What is being asked
Extract, in full, the lines below, beginning at the first and ending with the line that contains "const ticksA_y = [1];". Pictures do not belong in the copy.
:::::
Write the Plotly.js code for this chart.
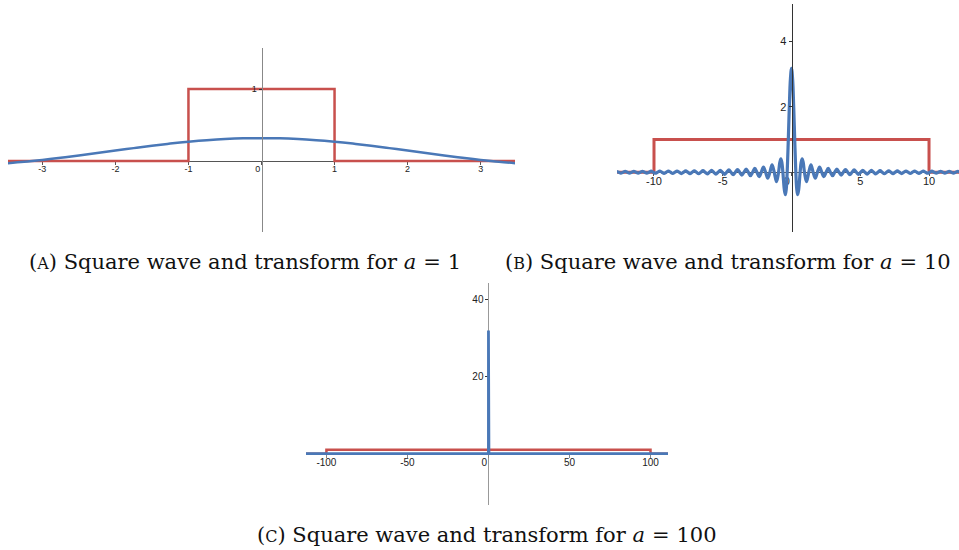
<!DOCTYPE html>
<html>
<head>
<meta charset="utf-8">
<script src="https://cdn.plot.ly/plotly-3.0.1.min.js"></script>
<style>
  html, body { margin: 0; padding: 0; background: #fff; }
  #chart { width: 959px; height: 550px; }
</style>
</head>
<body>
<div id="chart"></div>
<script>
// ---- Panel A: a = 1 ----
const sqA_x = [-3.47, -1, -1, 1, 1, 3.47];
const sqA_y = [0, 0, 1, 1, 0, 0];
const trA_x = [-3.5, -3.25, -3.0, -2.75, -2.5, -2.25, -2.0, -1.75, -1.5, -1.25, -1.0, -0.75, -0.5, -0.25,
               0, 0.25, 0.5, 0.75, 1.0, 1.25, 1.5, 1.75, 2.0, 2.25, 2.5, 2.75, 3.0, 3.25, 3.5];
const trA_y = [-0.032, -0.011, 0.015, 0.044, 0.076, 0.110, 0.145, 0.179, 0.212, 0.242, 0.268, 0.289, 0.305, 0.315,
               0.318, 0.315, 0.305, 0.289, 0.268, 0.242, 0.212, 0.179, 0.145, 0.110, 0.076, 0.044, 0.015, -0.011, -0.032];
const ticksA_x = [-3, -2, -1, 0, 1, 2, 3];
const ticksA_y = [1];

// ---- Panel B: a = 10 ----
const sqB_x = [-12.69, -10, -10, 10, 10, 12.18];
const sqB_y = [0, 0, 1, 1, 0, 0];
// transform: zero crossings and lobe extremes, right half listed outward from the origin
const trB_xr = [0, 0.08, 0.16, 0.24, 0.314, 0.38, 0.449, 0.52, 0.628, 0.70, 0.773, 0.85, 0.942, 1.090, 1.257,
  1.414, 1.571, 1.728, 1.885, 2.042, 2.199, 2.356, 2.513, 2.670, 2.827, 2.985, 3.142, 3.299, 3.456,
  3.613, 3.770, 3.927, 4.084, 4.241, 4.398, 4.555, 4.712, 4.869, 5.027, 5.184, 5.341, 5.498, 5.655,
  5.812, 5.969, 6.126, 6.283, 6.440, 6.597, 6.754, 6.912, 7.069, 7.226, 7.383, 7.540, 7.697, 7.854,
  8.011, 8.168, 8.325, 8.482, 8.639, 8.796, 8.954, 9.111, 9.268, 9.425, 9.582, 9.739, 9.896, 10.053,
  10.21, 10.367, 10.524, 10.681, 10.838, 10.996, 11.152, 11.310, 11.467, 11.624, 11.781, 11.938,
  12.095, 12.252, 12.409, 12.566, 12.723];
const trB_yr = [3.18, 2.85, 1.99, 0.90, 0, -0.51, -0.69, -0.54, 0, 0.30, 0.41, 0.30, 0, -0.29, 0,
  0.225, 0, -0.184, 0, 0.156, 0, -0.135, 0, 0.119, 0, -0.107, 0, 0.097, 0,
  -0.088, 0, 0.081, 0, -0.075, 0, 0.070, 0, -0.065, 0, 0.061, 0, -0.058, 0,
  0.055, 0, -0.052, 0, 0.049, 0, -0.047, 0, 0.045, 0, -0.043, 0, 0.041, 0,
  -0.040, 0, 0.038, 0, -0.037, 0, 0.036, 0, -0.034, 0, 0.033, 0, -0.032, 0,
  0.031, 0, -0.030, 0, 0.029, 0, -0.029, 0, 0.028, 0, -0.027, 0,
  0.026, 0, -0.026, 0, 0.025];
const ticksB_x = [-10, -5, 0, 5, 10];
const ticksB_y = [2, 4];

// ---- Panel C: a = 100 ----
const sqC_x = [-112.6, -100, -100, 100, 100, 110.8];
const sqC_y = [0, 0, 1, 1, 0, 0];
const trC_x = [-112.6, -1.0, -0.3, -0.02, 0, 0.02, 0.3, 1.0, 110.8];
const trC_y = [0, 0, 0, 0, 31.9, 0, 0, 0, 0];
const ticksC_x = [-100, -50, 0, 50, 100];
const ticksC_y = [20, 40];

const captions = [
  'A', 'Square wave and transform for', '1',
  'B', 'Square wave and transform for', '10',
  'C', 'Square wave and transform for', '100'
];

const RED = '#c8504d';
const BLUE = '#4a78b7';

// mirror the right half into a full symmetric curve
const trB_x = trB_xr.slice(1).map(v => -v).reverse().concat(trB_xr);
const trB_y = trB_yr.slice(1).reverse().concat(trB_yr);

const W = 959, H = 550;
const px = v => v / W;
const py = v => 1 - v / H;

const panels = [
  { xd: [px(8), px(515)], yd: [py(232), py(48)], xr: [-3.47, 3.47], yr: [-0.986, 1.57],
    xt: ticksA_x, yt: ticksA_y, fs: 9, xcol: '#555', ycol: '#888' },
  { xd: [px(617), 1], yd: [py(232), py(4)], xr: [-12.69, 12.18], yr: [-1.83, 5.15],
    xt: ticksB_x, yt: ticksB_y, fs: 11, xcol: '#555', ycol: '#333' },
  { xd: [px(306), px(668)], yd: [py(505), py(283)], xr: [-112.6, 110.8], yr: [-13.3, 44.2],
    xt: ticksC_x, yt: ticksC_y, fs: 10, xcol: '#888', ycol: '#999' }
];

function zeroPos(dom, rng) {
  return dom[0] + (0 - rng[0]) / (rng[1] - rng[0]) * (dom[1] - dom[0]);
}

const layout = {
  width: W, height: H,
  margin: { l: 0, r: 0, t: 0, b: 0 },
  paper_bgcolor: '#fff', plot_bgcolor: 'rgba(0,0,0,0)',
  showlegend: false,
  font: { family: 'Liberation Sans, Arial, sans-serif', color: '#222' },
  annotations: []
};

panels.forEach((p, i) => {
  const n = i === 0 ? '' : String(i + 1);
  layout['xaxis' + n] = {
    domain: p.xd, range: p.xr, anchor: 'free', position: zeroPos(p.yd, p.yr),
    showgrid: false, zeroline: false, showline: true, linecolor: p.xcol, linewidth: 1,
    ticks: 'outside', ticklen: 3, tickcolor: p.xcol, tickwidth: 1,
    ticklabelstandoff: -4,
    tickmode: 'array', tickvals: p.xt,
    ticktext: p.xt.map(v => v === 0 ? '0\u00A0\u00A0\u00A0' : String(v)),
    tickfont: { size: p.fs, color: '#222' },
    layer: 'below traces', fixedrange: true
  };
  layout['yaxis' + n] = {
    domain: p.yd, range: p.yr, anchor: 'free', position: zeroPos(p.xd, p.xr),
    showgrid: false, zeroline: false, showline: true, linecolor: p.ycol, linewidth: 1,
    ticks: 'outside', ticklen: 3, tickcolor: '#333', tickwidth: 1,
    tickmode: 'array', tickvals: p.yt, ticktext: p.yt.map(String),
    tickfont: { size: p.fs, color: '#222' },
    layer: i === 2 ? 'below traces' : 'above traces', fixedrange: true
  };
});

const capPos = [[245, 262], [728, 262], [487, 535]];
for (let k = 0; k < 3; k++) {
  const [letter, body, val] = captions.slice(3 * k, 3 * k + 3);
  layout.annotations.push({
    xref: 'paper', yref: 'paper', x: px(capPos[k][0]), y: py(capPos[k][1]),
    xanchor: 'center', yanchor: 'middle', showarrow: false,
    text: '(<span style="font-size:16px">' + letter + '</span>) ' + body +
          ' <i>a</i>\u2004=\u2004' + val,
    font: { family: 'DejaVu Serif, serif', size: 21, color: '#111' }
  });
}

const traces = [
  { x: sqA_x, y: sqA_y, xaxis: 'x', yaxis: 'y', mode: 'lines', line: { color: RED, width: 2.5 } },
  { x: trA_x, y: trA_y, xaxis: 'x', yaxis: 'y', mode: 'lines', line: { color: BLUE, width: 2.5, shape: 'spline' } },
  { x: sqB_x, y: sqB_y, xaxis: 'x2', yaxis: 'y2', mode: 'lines', line: { color: RED, width: 3 } },
  { x: trB_x, y: trB_y, xaxis: 'x2', yaxis: 'y2', mode: 'lines', line: { color: BLUE, width: 3.2, shape: 'spline' } },
  { x: sqC_x, y: sqC_y, xaxis: 'x3', yaxis: 'y3', mode: 'lines', line: { color: RED, width: 2.5 } },
  { x: trC_x, y: trC_y, xaxis: 'x3', yaxis: 'y3', mode: 'lines', line: { color: BLUE, width: 2.8 } }
];

Plotly.newPlot('chart', traces, layout, { staticPlot: true, displayModeBar: false });
</script>
</body>
</html>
:::::
Solved exercise
Write the Plotly.js code for this chart.
<!DOCTYPE html>
<html>
<head>
<meta charset="utf-8">
<script src="https://cdn.plot.ly/plotly-3.0.1.min.js"></script>
<style>
  html, body { margin: 0; padding: 0; background: #fff; }
  #chart { width: 959px; height: 550px; }
</style>
</head>
<body>
<div id="chart"></div>
<script>
// ---- Panel A: a = 1 ----
const sqA_x = [-3.47, -1, -1, 1, 1, 3.47];
const sqA_y = [0, 0, 1, 1, 0, 0];
const trA_x = [-3.5, -3.25, -3.0, -2.75, -2.5, -2.25, -2.0, -1.75, -1.5, -1.25, -1.0, -0.75, -0.5, -0.25,
               0, 0.25, 0.5, 0.75, 1.0, 1.25, 1.5, 1.75, 2.0, 2.25, 2.5, 2.75, 3.0, 3.25, 3.5];
const trA_y = [-0.032, -0.011, 0.015, 0.044, 0.076, 0.110, 0.145, 0.179, 0.212, 0.242, 0.268, 0.289, 0.305, 0.315,
               0.318, 0.315, 0.305, 0.289, 0.268, 0.242, 0.212, 0.179, 0.145, 0.110, 0.076, 0.044, 0.015, -0.011, -0.032];
const ticksA_x = [-3, -2, -1, 0, 1, 2, 3];
const ticksA_y = [1];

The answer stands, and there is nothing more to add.